Banking Compliance Today: Why Most Failures Are Data Failures (And What That Means for 2026)
- Feb 20
- 3 min read
In every conversation with banking executives today whether on compliance, risk, finance, or technology a familiar frustration emerges: “Regulation never stops adding pressure… yet our systems were never designed for it.” This frustration is real, and it’s generational: institutions built capabilities in siloed eras, linking systems with point-to-point integrations, spreadsheets, and tribal knowledge. Then came regulation like EMIR, MiFID/MiFIR, MaRisk, and DORA. Each demands more than reports they demand trustworthy data that can be traced, audited, explained, and reproduced. But here’s the uncomfortable truth: in most compliance failures, the problem isn’t regulation. It’s data.
Why Data Is the Compliance Bottleneck
Take EMIR the regulation for derivatives reporting that’s evolved into EMIR 3.0. What it really requires isn’t just more fields in a file. It demands consistency, reconciliation, and cross-system traceability.
But in many institutions, the “trade lifecycle” is fractured:
One system records booking details
Another system holds counterparty information
A third system is the source of truth for valuations
Yet another for client classification
When regulators audit, they don’t want “good enough.” They want alignment across every system no excuses. This challenge recurs with MiFID/MiFIR as well: transparency requirements are not just reporting tasks, but data governance exercises. If a single instrument identifier is inconsistent, or a party legal entity ID doesn’t match across feeds, the report is technically compliant but contextually invalid. Imagine reconciling trade reports only to find the same counterparty appears with different legal IDs across systems. The report is complete but not accurate. This is where compliance becomes a data issue.
How DORA and MaRisk Change the Game
The Digital Operational Resilience Act (DORA) takes this a step further. It doesn’t just ask for compliance it asks for resilience. To demonstrate resilience you need:
End-to-end visibility of ICT systems
Third-party ICT risk controls
Incident response and audit trails
Without consolidated data, neither visibility nor risk scoring is possible. MaRisk in Germany further reinforces this mindset. It demands documentation, control frameworks, escalation paths, and evidence of ongoing monitoring. Again none of that is possible without data integrity. Compliance isn’t just in reports anymore. It’s in system design.

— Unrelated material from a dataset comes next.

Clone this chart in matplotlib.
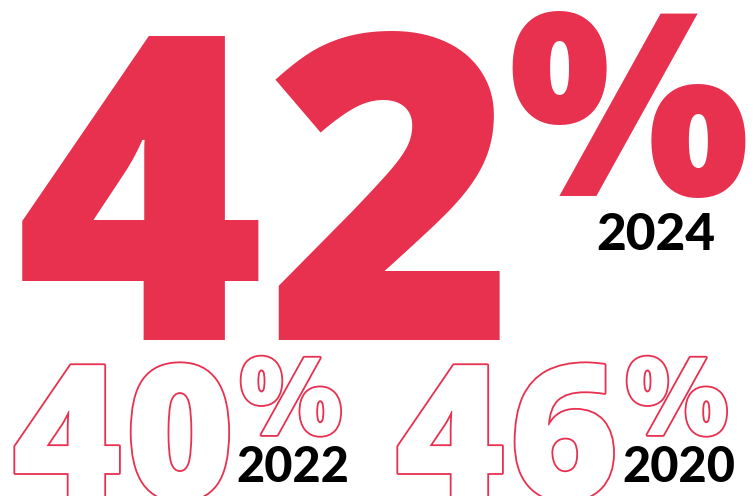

The Hidden Cost of Treating Compliance as a Checkbox
Many institutions treat compliance activities as projects a set of tasks with deadlines. But compliance frameworks are not finite they are ongoing governance models.
If the focus is only on “submission dates” and “number of fields,” then each new regulation drives more tactical work more controls, more checks, more manual processes and often more risk. That’s because when you treat compliance as a checklist, you are not improving how the institution uses data you are just managing the symptoms.
What Forward-Looking Institutions Are Doing
The firms that have moved beyond firefighting do three things differently:
They reorganize around data, not reports.
Compliance becomes a capability of the organization data lineage, governance, stewardship.
They unify architecture.
Instead of fragmented reporting engines, they build an analytics fabric that feeds compliance, risk, finance, and operations.
They automate controls.
AI and automation are not afterthoughts, but embedded into daily operations — continuous validation, reconciliation, anomaly detection.
This doesn’t just reduce cost it creates trust. When data is clean, consistent, and auditable, compliance becomes assurance, not fear.
A Different Value Proposition for 2026
Looking at the current regulatory trajectory, it’s clear: compliance won’t get easier. If anything, it will demand more real-time oversight, more traceability, and more governance transparency. German institutions face this not just from EU frameworks, but also from local expectations under BaFin and Bundesbank oversight.
But the institutions that treat compliance as an enterprise capability, and not a series of one-off tasks, will gain more than just regulatory peace of mind.
They will gain strategic trust with customers, investors, and regulators alike and that, in 2026 and beyond, will be a competitive edge.